◆ DATA EXTRACT:
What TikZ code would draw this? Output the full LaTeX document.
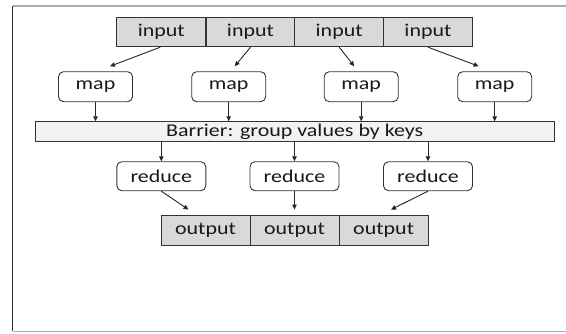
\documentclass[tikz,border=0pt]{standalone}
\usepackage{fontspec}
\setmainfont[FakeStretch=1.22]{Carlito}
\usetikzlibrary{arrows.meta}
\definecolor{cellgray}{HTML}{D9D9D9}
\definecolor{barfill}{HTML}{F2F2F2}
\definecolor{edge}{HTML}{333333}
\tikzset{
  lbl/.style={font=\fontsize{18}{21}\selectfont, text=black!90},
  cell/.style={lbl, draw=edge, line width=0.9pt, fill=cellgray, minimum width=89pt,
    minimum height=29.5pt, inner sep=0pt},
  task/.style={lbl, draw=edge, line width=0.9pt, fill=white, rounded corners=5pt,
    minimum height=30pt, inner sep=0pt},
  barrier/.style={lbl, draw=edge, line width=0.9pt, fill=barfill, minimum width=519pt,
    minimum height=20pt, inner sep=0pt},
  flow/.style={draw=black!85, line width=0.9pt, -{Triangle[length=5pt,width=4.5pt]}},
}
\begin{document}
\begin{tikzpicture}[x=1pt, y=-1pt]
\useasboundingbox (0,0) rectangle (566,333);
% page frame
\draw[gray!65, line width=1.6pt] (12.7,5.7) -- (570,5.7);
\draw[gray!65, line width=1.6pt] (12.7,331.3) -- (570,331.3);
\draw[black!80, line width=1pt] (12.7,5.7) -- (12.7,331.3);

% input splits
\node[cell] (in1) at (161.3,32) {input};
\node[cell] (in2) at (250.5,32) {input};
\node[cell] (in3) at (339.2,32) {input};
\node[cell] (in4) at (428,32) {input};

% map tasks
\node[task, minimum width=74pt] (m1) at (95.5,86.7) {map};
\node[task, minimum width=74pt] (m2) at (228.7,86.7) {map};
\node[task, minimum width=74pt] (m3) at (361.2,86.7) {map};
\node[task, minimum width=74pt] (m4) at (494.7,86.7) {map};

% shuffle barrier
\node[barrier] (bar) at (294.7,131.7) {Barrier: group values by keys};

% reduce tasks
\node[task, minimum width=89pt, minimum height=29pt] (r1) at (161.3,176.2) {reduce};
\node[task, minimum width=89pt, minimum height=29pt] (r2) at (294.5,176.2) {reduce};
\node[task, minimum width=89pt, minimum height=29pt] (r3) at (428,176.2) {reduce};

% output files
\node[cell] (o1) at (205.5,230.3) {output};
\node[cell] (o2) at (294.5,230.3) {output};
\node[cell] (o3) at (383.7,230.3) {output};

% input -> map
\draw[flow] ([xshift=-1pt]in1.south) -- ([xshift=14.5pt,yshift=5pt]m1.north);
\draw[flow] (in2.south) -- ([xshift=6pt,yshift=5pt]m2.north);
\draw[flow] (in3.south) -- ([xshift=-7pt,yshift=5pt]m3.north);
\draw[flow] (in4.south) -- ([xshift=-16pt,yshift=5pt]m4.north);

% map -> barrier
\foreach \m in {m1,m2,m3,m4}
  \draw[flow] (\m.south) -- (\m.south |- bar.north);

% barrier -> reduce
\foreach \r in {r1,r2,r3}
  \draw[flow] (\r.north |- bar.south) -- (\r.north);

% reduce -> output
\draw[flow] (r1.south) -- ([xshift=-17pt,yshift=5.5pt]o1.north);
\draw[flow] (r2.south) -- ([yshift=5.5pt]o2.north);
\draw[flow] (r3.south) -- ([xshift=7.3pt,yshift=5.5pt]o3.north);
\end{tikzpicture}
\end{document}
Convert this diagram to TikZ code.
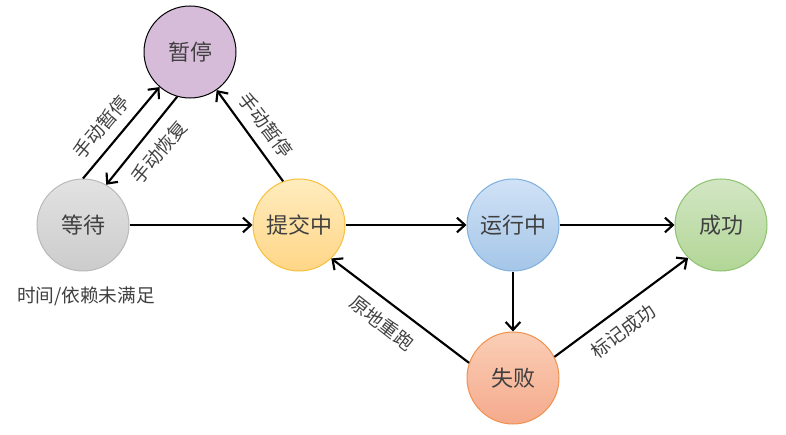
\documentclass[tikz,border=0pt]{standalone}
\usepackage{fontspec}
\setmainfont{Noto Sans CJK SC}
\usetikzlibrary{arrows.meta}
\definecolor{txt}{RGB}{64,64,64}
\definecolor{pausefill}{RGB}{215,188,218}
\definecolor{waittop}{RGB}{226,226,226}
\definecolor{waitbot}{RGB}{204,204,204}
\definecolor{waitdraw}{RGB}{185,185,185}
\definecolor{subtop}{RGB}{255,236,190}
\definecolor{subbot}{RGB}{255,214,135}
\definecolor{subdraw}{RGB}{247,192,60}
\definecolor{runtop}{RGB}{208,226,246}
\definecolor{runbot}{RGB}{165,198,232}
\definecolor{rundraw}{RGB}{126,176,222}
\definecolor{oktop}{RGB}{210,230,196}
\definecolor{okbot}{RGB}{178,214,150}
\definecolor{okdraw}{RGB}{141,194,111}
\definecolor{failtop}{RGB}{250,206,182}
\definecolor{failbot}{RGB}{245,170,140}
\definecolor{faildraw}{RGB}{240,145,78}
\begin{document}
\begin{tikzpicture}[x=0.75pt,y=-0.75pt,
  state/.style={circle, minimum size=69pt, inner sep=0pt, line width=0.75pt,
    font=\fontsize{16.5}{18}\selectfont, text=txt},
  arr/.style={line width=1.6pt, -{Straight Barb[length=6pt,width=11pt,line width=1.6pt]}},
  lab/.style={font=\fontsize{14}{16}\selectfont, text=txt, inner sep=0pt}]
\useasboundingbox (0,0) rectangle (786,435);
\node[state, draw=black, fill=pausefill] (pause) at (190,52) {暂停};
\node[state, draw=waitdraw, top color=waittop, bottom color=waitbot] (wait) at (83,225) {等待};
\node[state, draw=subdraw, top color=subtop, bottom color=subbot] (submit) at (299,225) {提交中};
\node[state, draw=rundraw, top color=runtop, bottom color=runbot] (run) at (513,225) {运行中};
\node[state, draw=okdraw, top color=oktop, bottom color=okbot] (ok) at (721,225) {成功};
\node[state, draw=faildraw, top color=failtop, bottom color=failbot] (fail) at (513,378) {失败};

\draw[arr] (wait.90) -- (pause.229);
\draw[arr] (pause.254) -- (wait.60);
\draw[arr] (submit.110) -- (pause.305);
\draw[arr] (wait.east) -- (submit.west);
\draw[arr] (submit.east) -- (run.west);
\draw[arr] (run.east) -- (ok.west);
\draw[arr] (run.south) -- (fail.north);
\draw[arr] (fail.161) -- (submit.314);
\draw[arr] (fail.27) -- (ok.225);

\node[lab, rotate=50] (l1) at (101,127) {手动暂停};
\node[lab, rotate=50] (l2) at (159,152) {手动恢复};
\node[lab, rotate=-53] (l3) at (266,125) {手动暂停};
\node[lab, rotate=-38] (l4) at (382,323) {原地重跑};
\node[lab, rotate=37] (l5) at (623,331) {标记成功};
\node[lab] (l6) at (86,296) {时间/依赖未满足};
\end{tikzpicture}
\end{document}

◆ TASK GOAL:
Sift through the entries and copy every line with "this".

◆ RESPONSE:
What TikZ code would draw this? Output the full LaTeX document.
Convert this diagram to TikZ code.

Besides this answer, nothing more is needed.